It’s Time to Pull the Plug on UNRWA
Earlier this month, UN Watch reported on a Telegram group of 3,000 schoolteachers in Gaza, “replete with posts celebrating the Hamas massacre of October 7th minutes after it began, praising the murderers and rapists as ‘heroes,’ glorifying the ‘education’ the terrorists received, gleefully sharing photos of dead or captured Israelis and urging the execution of hostages.” All of these teachers are employed by UNWRA (the United Nations Relief and Works Agency for Palestinian Refugees), which runs the educational systems in Gaza and the West Bank.
That’s not all.
On January 26, The New York Times (and other news sources) reported that 12 UNRWA employees stand accused of actually helping to plan and carry out the October 7 assault. Israel presented the allegations. The teachers have been fired, the Times reported, and are subject to a criminal investigation. “The stunning accusation and the UN’s swift reaction, however, contrast with previous UN denials of Israeli allegations.” Moreover, the Times reported, “The accusations led to swift action by the United States, one of the agency’s largest donors, which temporarily halted funding to the organization.”
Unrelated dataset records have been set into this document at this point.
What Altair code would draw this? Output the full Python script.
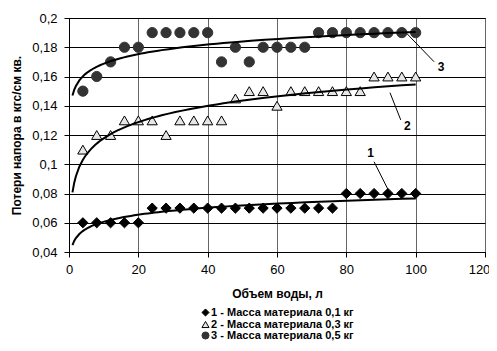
import altair as alt
import pandas as pd

# ---- data ----
volume = [4, 8, 12, 16, 20, 24, 28, 32, 36, 40, 44, 48, 52, 56, 60, 64, 68, 72, 76, 80, 84, 88, 92, 96, 100]
loss_1 = [0.06, 0.06, 0.06, 0.06, 0.06, 0.07, 0.07, 0.07, 0.07, 0.07, 0.07, 0.07, 0.07, 0.07, 0.07,
          0.07, 0.07, 0.07, 0.07, 0.08, 0.08, 0.08, 0.08, 0.08, 0.08]
loss_2 = [0.11, 0.12, 0.12, 0.13, 0.13, 0.13, 0.12, 0.13, 0.13, 0.13, 0.13, 0.145, 0.15, 0.15, 0.14,
          0.15, 0.15, 0.15, 0.15, 0.15, 0.15, 0.16, 0.16, 0.16, 0.16]
loss_3 = [0.15, 0.16, 0.17, 0.18, 0.18, 0.19, 0.19, 0.19, 0.19, 0.19, 0.17, 0.18, 0.17, 0.18, 0.18,
          0.18, 0.18, 0.19, 0.19, 0.19, 0.19, 0.19, 0.19, 0.19, 0.19]
series_names = ["1 - Масса материала 0,1 кг", "2 - Масса материала 0,3 кг", "3 - Масса материала 0,5 кг"]
series_shapes = ["diamond", "triangle-up", "circle"]
series_fills = ["#000000", "#e6e6e6", "#333333"]
series_strokes = ["#000000", "#000000", "#333333"]

trend_extent = [1, 100]
x_ticks = [0, 20, 40, 60, 80, 100, 120]
y_ticks = [0.04, 0.06, 0.08, 0.1, 0.12, 0.14, 0.16, 0.18, 0.2]

callout_text = ["1", "2", "3"]
callout_x = [87.0, 97.6, 107.3]
callout_y = [0.1075, 0.1262, 0.1667]
leader_x1 = [88.0, 92.6, 97.4]
leader_y1 = [0.1017, 0.1489, 0.1895]
leader_x2 = [92.1, 95.7, 105.3]
leader_y2 = [0.0824, 0.1303, 0.1701]

rows = []
for name, vals in zip(series_names, [loss_1, loss_2, loss_3]):
    for v, l in zip(volume, vals):
        rows.append({"volume": v, "loss": l, "series": name})
df = pd.DataFrame(rows)

ann = pd.DataFrame({
    "text": callout_text, "tx": callout_x, "ty": callout_y,
    "x1": leader_x1, "y1": leader_y1, "x2": leader_x2, "y2": leader_y2,
})

FONT = "Liberation Sans"

x_scale = alt.Scale(domain=[0, 120], nice=False, zero=False)
y_scale = alt.Scale(domain=[0.04, 0.2], nice=False, zero=False)

x_enc = alt.X("volume:Q", scale=x_scale,
              axis=alt.Axis(values=x_ticks, tickCount=10, title="Объем воды, л", grid=True,
                            gridColor="#666666", gridOpacity=1, domainColor="#000000",
                            tickColor="#000000", tickSize=5, labelPadding=6,
                            labelFlush=False, labelOverlap=False,
                            labelOffset={"condition": {"test": "datum.value == 120", "value": -6}, "value": 0},
                            labelFontSize=13, titleFontSize=12, titleFontWeight="bold",
                            titlePadding=12, labelFont=FONT, titleFont=FONT,
                            labelColor="#000000", titleColor="#000000"))
y_enc = alt.Y("loss:Q", scale=y_scale,
              axis=alt.Axis(values=y_ticks, tickCount=12, title="Потери напора в кгс/см кв.", grid=True,
                            gridColor="#000000", gridOpacity=1, domainColor="#000000",
                            tickColor="#000000", tickSize=5, labelPadding=7,
                            labelFlush=False, labelOverlap=False,
                            labelExpr="replace(toString(round(datum.value*100)/100), '.', ',')",
                            labelFontSize=13, titleFontSize=12, titleFontWeight="bold",
                            titlePadding=8, labelFont=FONT, titleFont=FONT,
                            labelColor="#000000", titleColor="#000000"))

points = alt.Chart(df).mark_point(filled=True, size=105, strokeWidth=1, opacity=1).encode(
    x=x_enc,
    y=y_enc,
    shape=alt.Shape("series:N", scale=alt.Scale(domain=series_names, range=series_shapes),
                    legend=alt.Legend(title=None, orient="none", legendX=131, legendY=289,
                                      labelFont=FONT, labelFontSize=11, labelFontWeight="bold",
                                      labelColor="#000000", symbolSize=50, rowPadding=-1,
                                      labelOffset=0, symbolStrokeWidth=1)),
    fill=alt.Fill("series:N", scale=alt.Scale(domain=series_names, range=series_fills)),
    stroke=alt.Stroke("series:N", scale=alt.Scale(domain=series_names, range=series_strokes)),
)

trend = alt.Chart(df).transform_regression(
    "volume", "loss", method="log", groupby=["series"], extent=trend_extent
).mark_line(color="#000000", strokeWidth=2).encode(
    x="volume:Q", y="loss:Q", detail="series:N"
)

leaders = alt.Chart(ann).mark_rule(color="#000000", strokeWidth=1).encode(
    x="x1:Q", y="y1:Q", x2="x2:Q", y2="y2:Q"
)

labels = alt.Chart(ann).mark_text(font=FONT, fontSize=12, fontWeight="bold", color="#000000").encode(
    x="tx:Q", y="ty:Q", text="text:N"
)

chart = alt.layer(points, trend, leaders, labels).properties(
    width=416, height=234,
    autosize=alt.AutoSizeParams(type="none"),
    padding={"left": 61, "top": 10, "right": 4, "bottom": 91},
    background="#ffffff",
).configure_view(stroke="#000000", strokeWidth=1)

chart.save("out.html", embed_options={"renderer": "svg", "actions": False})
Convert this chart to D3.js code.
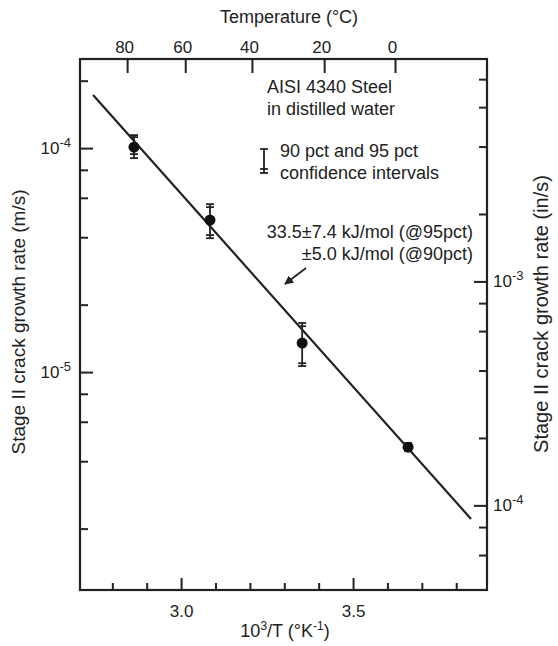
<!DOCTYPE html>
<html>
<head>
<meta charset="utf-8">
<script src="https://cdn.jsdelivr.net/npm/d3@7"></script>
<style>
  body { margin: 0; background: #fff; }
  svg text { font-family: "Liberation Sans", Arial, Helvetica, sans-serif; fill: #222; }
</style>
</head>
<body>
<svg id="viz"></svg>
<script>
const width = 558, height = 646;

// measured points: 10^3/T and stage II growth rate (m/s)
const invT   = [2.863, 3.084, 3.352, 3.660];
const rate   = [1.01e-4, 4.77e-5, 1.347e-5, 4.62e-6];
const hi95   = [1.143e-4, 5.62e-5, 1.656e-5, 4.82e-6];
const lo95   = [9.02e-5, 3.96e-5, 1.064e-5, 4.44e-6];
const hi90   = [1.12e-4, 5.45e-5, 1.603e-5, 4.76e-6];
const lo90   = [9.40e-5, 4.09e-5, 1.096e-5, 4.50e-6];

// fitted Arrhenius line end points
const fitX = [2.744, 3.843];
const fitY = [1.725e-4, 2.21e-6];

// axis ticks
const xMajor = [3.0, 3.5];
const xMinor = [2.8, 2.9, 3.1, 3.2, 3.3, 3.4, 3.6, 3.7, 3.8];
const yMajor = [1e-4, 1e-5];
const yMinor = [2e-4, 8e-5, 6e-5, 4e-5, 2e-5, 8e-6, 6e-6, 4e-6, 2e-6];
const y2Major = [1e-3, 1e-4];
const y2Minor = [8e-3, 6e-3, 4e-3, 2e-3, 8e-4, 6e-4, 4e-4, 2e-4, 8e-5, 6e-5];
const tempLabels = [80, 60, 40, 20, 0];
const tempPos = [2.843, 3.012, 3.206, 3.416, 3.622]; // where the °C ticks sit on the 10^3/T axis

const M2IN = 39.37;

const pL = 80, pR = 487, pT = 59, pB = 590;

const svg = d3.select("#viz").attr("width", width).attr("height", height);

const x = d3.scaleLinear().domain([2.706, 3.8895]).range([pL, pR]);
const y = d3.scaleLog().domain([1.064e-6, 2.5e-4]).range([pB, pT]);
const y2 = d3.scaleLog().domain([1.064e-6 * M2IN, 2.5e-4 * M2IN]).range([pB, pT]);

const ink = "#222";

function styleAxis(g) {
  g.select(".domain").remove();
  g.selectAll("line").attr("stroke", ink).attr("stroke-width", 2);
  g.selectAll("text").attr("font-size", 17).attr("fill", ink);
}

// bottom
svg.append("g").attr("transform", `translate(0,${pB})`)
  .call(d3.axisBottom(x).tickValues(xMajor).tickSize(-12).tickPadding(15).tickFormat(d3.format(".1f")))
  .call(styleAxis);
svg.append("g").attr("transform", `translate(0,${pB})`)
  .call(d3.axisBottom(x).tickValues(xMinor).tickSize(-7).tickFormat(""))
  .call(styleAxis);

// top (temperature)
const xTop = svg.append("g").attr("transform", `translate(0,${pT})`)
  .call(d3.axisTop(x).tickValues(tempPos).tickSize(-14).tickPadding(6)
        .tickFormat((d, i) => tempLabels[i]))
  .call(styleAxis);
xTop.selectAll("text").attr("dx", -3);

// left
svg.append("g").attr("transform", `translate(${pL},0)`)
  .call(d3.axisLeft(y).tickValues(yMajor).tickSize(-13).tickFormat(""))
  .call(styleAxis);
svg.append("g").attr("transform", `translate(${pL},0)`)
  .call(d3.axisLeft(y).tickValues(yMinor).tickSize(-8).tickFormat(""))
  .call(styleAxis);

// right (in/s)
svg.append("g").attr("transform", `translate(${pR},0)`)
  .call(d3.axisRight(y2).tickValues(y2Major).tickSize(-13).tickFormat(""))
  .call(styleAxis);
svg.append("g").attr("transform", `translate(${pR},0)`)
  .call(d3.axisRight(y2).tickValues(y2Minor).tickSize(-8).tickFormat(""))
  .call(styleAxis);

function powLabel(sel, v) {
  const e = Math.round(Math.log10(v));
  sel.append("tspan").text("10");
  sel.append("tspan").attr("dy", -7).attr("font-size", 13).text(e);
}

yMajor.forEach(v => {
  svg.append("text").attr("x", 71).attr("y", y(v) + 6)
    .attr("text-anchor", "end").attr("font-size", 17)
    .call(powLabel, v);
});
y2Major.forEach(v => {
  svg.append("text").attr("x", pR + 6).attr("y", y2(v) + 6)
    .attr("font-size", 17)
    .call(powLabel, v);
});

// frame
svg.append("rect").attr("x", pL).attr("y", pT)
  .attr("width", pR - pL).attr("height", pB - pT)
  .attr("fill", "none").attr("stroke", ink).attr("stroke-width", 2.2);

// axis titles
svg.append("text").attr("x", 289).attr("y", 23).attr("text-anchor", "middle")
  .attr("font-size", 18).text("Temperature (°C)");

const xt = svg.append("text").attr("x", 285).attr("y", 637).attr("text-anchor", "middle").attr("font-size", 18);
xt.append("tspan").text("10");
xt.append("tspan").attr("dy", -7).attr("font-size", 12).text("3");
xt.append("tspan").attr("dy", 7).text("/T (°K");
xt.append("tspan").attr("dy", -7).attr("font-size", 12).text("-1");
xt.append("tspan").attr("dy", 7).text(")");

svg.append("text").attr("transform", "translate(25,322) rotate(-90)")
  .attr("text-anchor", "middle").attr("font-size", 19)
  .text("Stage II crack growth rate (m/s)");
svg.append("text").attr("transform", "translate(548,314) rotate(-90)")
  .attr("text-anchor", "middle").attr("font-size", 20)
  .text("Stage II crack growth rate (in/s)");

// fit line
const fit = fitX.map((v, i) => [v, fitY[i]]);
svg.append("path").datum(fit)
  .attr("d", d3.line().x(d => x(d[0])).y(d => y(d[1])))
  .attr("stroke", ink).attr("stroke-width", 2.2).attr("fill", "none");

// error bars + points
const pts = invT.map((v, i) => ({ t: v, r: rate[i], h95: hi95[i], l95: lo95[i], h90: hi90[i], l90: lo90[i] }));
const eb = svg.append("g").attr("stroke", ink).attr("stroke-width", 1.8);
pts.forEach(d => {
  const cx = x(d.t);
  eb.append("line").attr("x1", cx).attr("x2", cx).attr("y1", y(d.h95)).attr("y2", y(d.l95));
  [d.h95, d.l95, d.h90, d.l90].forEach(v => {
    eb.append("line").attr("x1", cx - 4).attr("x2", cx + 4).attr("y1", y(v)).attr("y2", y(v));
  });
});
svg.append("g").selectAll("circle").data(pts).enter().append("circle")
  .attr("cx", d => x(d.t)).attr("cy", d => y(d.r)).attr("r", 5.5).attr("fill", "#111");

// annotations
const ann = svg.append("g").attr("font-size", 18);
ann.append("text").attr("x", 267).attr("y", 93).text("AISI 4340 Steel");
ann.append("text").attr("x", 267).attr("y", 115).text("in distilled water");
ann.append("text").attr("x", 280).attr("y", 157).text("90 pct and 95 pct");
ann.append("text").attr("x", 280).attr("y", 179).text("confidence intervals");
ann.append("text").attr("x", 473).attr("y", 238).attr("text-anchor", "end").text("33.5±7.4 kJ/mol (@95pct)");
ann.append("text").attr("x", 473).attr("y", 260).attr("text-anchor", "end").text("±5.0 kJ/mol (@90pct)");

// legend I-beam
const lg = svg.append("g").attr("stroke", ink).attr("stroke-width", 1.8);
lg.append("line").attr("x1", 264).attr("x2", 264).attr("y1", 149).attr("y2", 173);
[149, 169, 173].forEach(v => lg.append("line").attr("x1", 260).attr("x2", 268).attr("y1", v).attr("y2", v));

// arrow
svg.append("defs").append("marker").attr("id", "ah")
  .attr("viewBox", "0 0 10 10").attr("refX", 9).attr("refY", 5)
  .attr("markerWidth", 9).attr("markerHeight", 9).attr("markerUnits", "userSpaceOnUse")
  .attr("orient", "auto")
  .append("path").attr("d", "M0,0L10,5L0,10z").attr("fill", ink);
svg.append("line").attr("x1", 306).attr("y1", 268).attr("x2", 285).attr("y2", 284)
  .attr("stroke", ink).attr("stroke-width", 1.6).attr("marker-end", "url(#ah)");
</script>
</body>
</html>
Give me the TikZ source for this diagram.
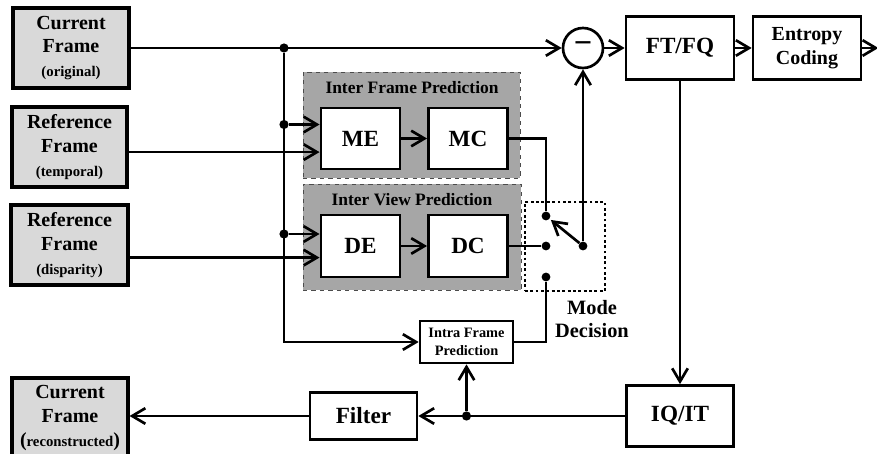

On the same day as the Times Article, the US State Department issued a statement saying, “The United States is extremely troubled by the allegations that twelve UNRWA employees may have been involved in the October 7 terrorist attack on Israel.” After noting the halt in UNRWA funding, the statement went on to “welcome the UN’s announcement of a ‘comprehensive and independent’ review of UNRWA.” One hopes the US Congress will weigh in with its own review as well.
The Commissioner General of UNRWA, Philippe Lazzarini, has issued an expression of concern that might well be compared to the famous line from Captain Renault in the film Casablanca: “I’m shocked, shocked to find that gambling is going on in here!”
Nobody should be surprised by any of this.
For decades, UNRWA has told Palestinian refugees that their situation is temporary, that they need not be resettled, and that the day will come when they can return to what is now the sovereign state of Israel. As Adi Schwartz and former Knesset member Einat Wilf have written in their book, The War of Return, “UNRWA, its policies, and its practices have effectively given an international stamp of approval to the idea that the war of 1948 is not over.”
As part of its school curriculum, UNRWA teaches Palestinian students that the Jewish state is illegitimate and that they should look forward to a violent return to what is now the State of Israel. As Schwartz and Wilf have shown, UNWRA schools are “an instrument for the mobilization of the population of the camps for the Palestinian armed struggle.” Lessons frequently glorify terrorism.
According to UNRWA, nearly all of its employees are Palestinian, with “a small number of international staff.” As Wilf put it in a recent talk she gave in Washington, UNRWA is “a Palestinian organization completely devoted to the idea that Palestinians do not have to come to terms with the existence of the state of Israel.”
Hopefully, the United States will halt its UNRWA funding permanently. It’s past time to do that.